I am in the process of drafting up a letter to send to them in hopes that it will put this CO in the spot light due to his harsh and unfair treatment of those of us who have been treated unfairly. I would suggest anyone else that has a LEGITIMATE case and has been treated unfairly to contact them as well. You can contact them at http://www.aclu.org/affiliates/.

Get involved
Joe Six-Pack
QUOTE(J & Q @ Jul 3 2008, 08:44 PM) *
QUOTE(WideAwakeInTheUSA @ Jun 30 2008, 02:36 PM) *
My heart goes out to all of you. It sounds like you are doing everything you can at this point. I would contact the ACLU like Matt suggested. They need a good, old fashioned class action suit against them.

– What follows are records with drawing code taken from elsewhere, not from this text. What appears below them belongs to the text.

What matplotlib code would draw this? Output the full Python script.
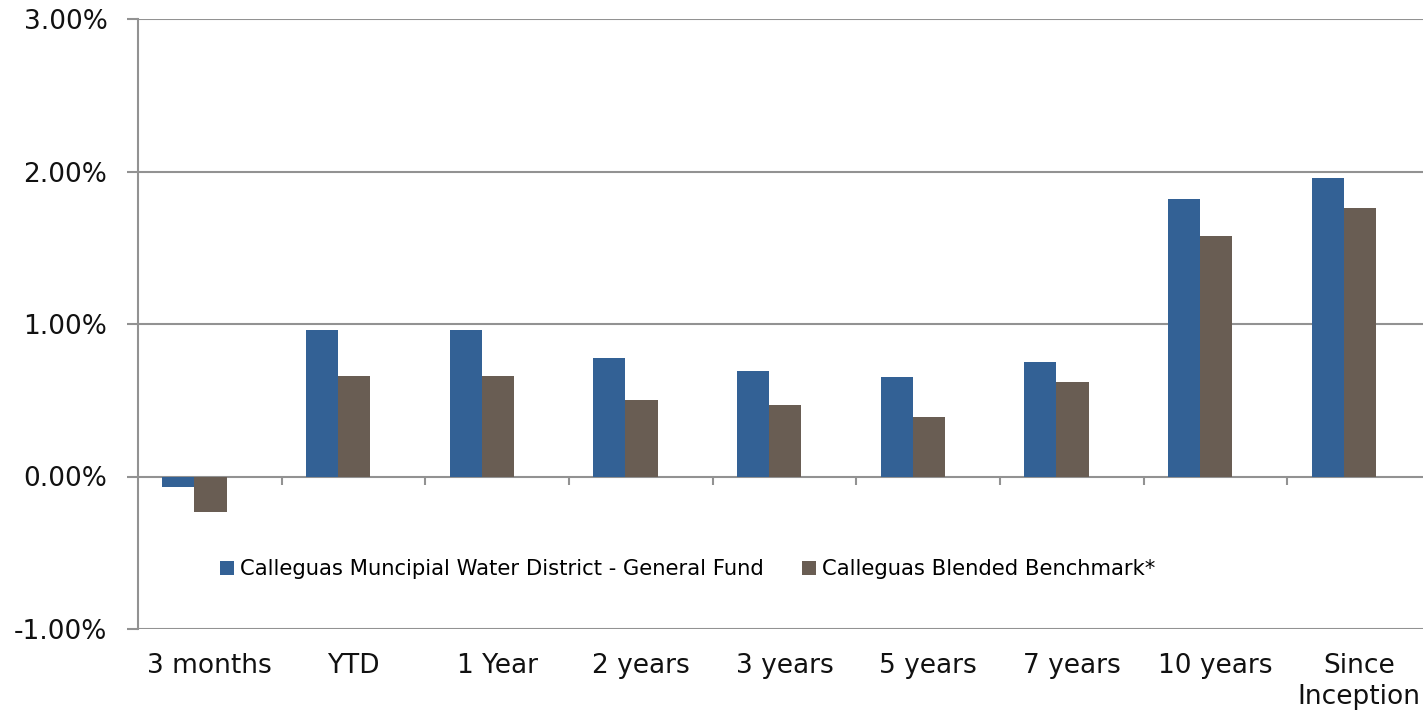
import numpy as np
import matplotlib.pyplot as plt

# data (percent)
categories = ['3 months', 'YTD', '1 Year', '2 years', '3 years',
              '5 years', '7 years', '10 years', 'Since\nInception']
fund = [-0.07, 0.96, 0.96, 0.78, 0.69, 0.65, 0.75, 1.82, 1.96]
benchmark = [-0.23, 0.66, 0.66, 0.50, 0.47, 0.39, 0.62, 1.58, 1.76]
fund_label = 'Calleguas Muncipial Water District - General Fund'
bench_label = 'Calleguas Blended Benchmark*'
y_ticks = [-1, 0, 1, 2, 3]

BLUE = '#336195'
BROWN = '#695d53'
GRID = '#929292'

plt.rcParams['font.family'] = ['DejaVu Sans']

fig = plt.figure(figsize=(14.23, 7.13), dpi=100)
W, H = 1423, 713
left, right, top, bottom = 138, 1431, 19, 629
ax = fig.add_axes([left / W, 1 - bottom / H, (right - left) / W, (bottom - top) / H])

x = np.arange(len(categories))
w = 0.224
shift = -0.107  # bar pairs sit a little left of the category centre
ax.bar(x + shift - w / 2, fund, w, color=BLUE, label=fund_label, zorder=3)
ax.bar(x + shift + w / 2, benchmark, w, color=BROWN, label=bench_label, zorder=3)

ax.set_xlim(-0.5, len(categories) - 0.5)
ax.set_ylim(y_ticks[0], y_ticks[-1])
ax.set_yticks(y_ticks)
ax.set_yticklabels([f'{v:.2f}%' for v in y_ticks], fontsize=19, color='#111111')
ax.yaxis.grid(True, color=GRID, linewidth=1.5, zorder=1)
ax.tick_params(axis='y', length=8, width=1.5, color=GRID, pad=14)

ax.set_xticks(x)
ax.set_xticklabels(categories, fontsize=19, color='#111111', linespacing=1.25)
ax.tick_params(axis='x', length=0, pad=17)

# category boundary ticks hanging from the zero line
bounds = np.arange(0.5, len(categories) - 0.5, 1.0)
ax.vlines(bounds, -0.055, 0, color=GRID, linewidth=1.5, zorder=2)

for s in ['top', 'right', 'bottom']:
    ax.spines[s].set_visible(False)
ax.spines['left'].set_color(GRID)
ax.spines['left'].set_linewidth(1.5)

ax.legend(loc='center left', bbox_to_anchor=(0.0635, 0.098), ncol=2, frameon=False,
          fontsize=15.2, handlelength=0.65, handleheight=0.65, handletextpad=0.3,
          columnspacing=1.8, borderpad=0, borderaxespad=0)

fig.savefig('out.png', dpi=100)
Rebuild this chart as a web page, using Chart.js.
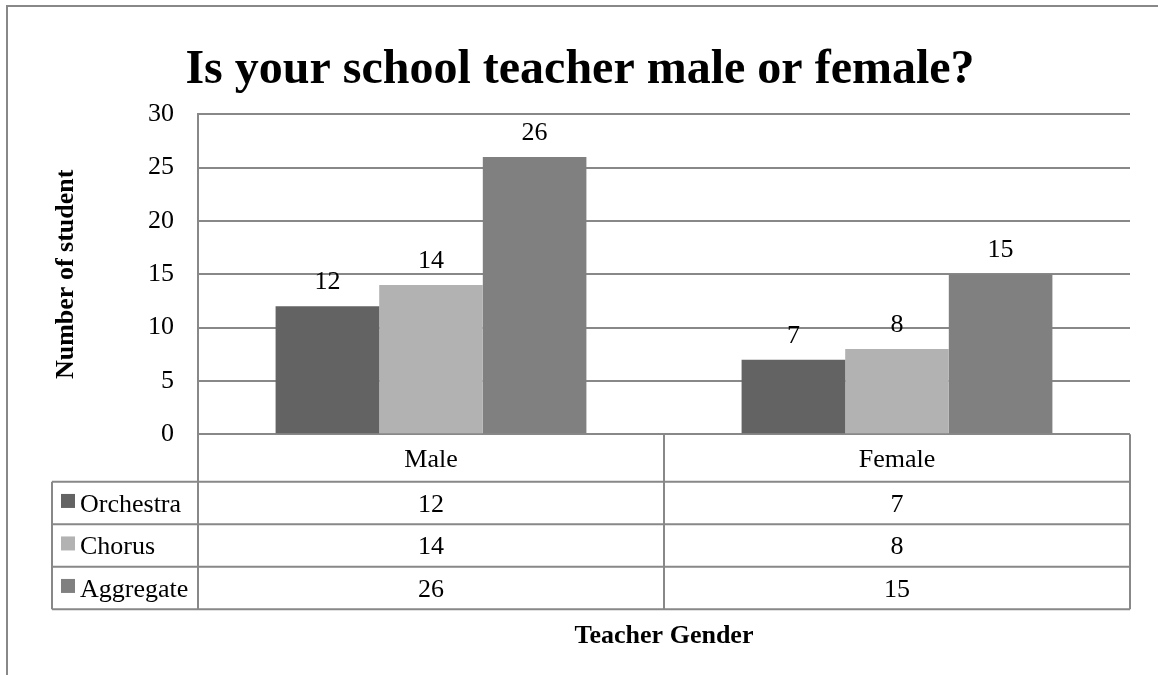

I am in the process of drafting up a letter to send to them in hopes that it will put this CO in the spot light due to his harsh and unfair treatment of those of us who have been treated unfairly. I would suggest anyone else that has a LEGITIMATE case and has been treated unfairly to contact them as well. You can contact them at http://www.aclu.org/affiliates/.

Get involved



Bingo! I don't have a legitimate grip at this point. There are several posting in this topic that do.
PeterFB
We're sorry that lately there's been a lot of blue slips from VJers.

However I think you need to understand that you're dealing with a bureaucracy. The HCMC Consulate is no different from the IRS or your local city department of zoning. If you don't follow their rules, they throw your paperwork back at you until you fix what is wrong. Then they look at it again starting from where they left off. They don't go thru your paperwork and tell you everything that's wrong. That's not their job. Their job is to return the paperwork at the first sign of a problem. It's a stupid practice but it's the way the US/State/local governments work. They don't work like a private business. If they were a private business operating like this then they'd be out of business years ago. If you haven't dealt with the any level of the government in the US then you would think HCMC is crazy, unfair and needs an overhall.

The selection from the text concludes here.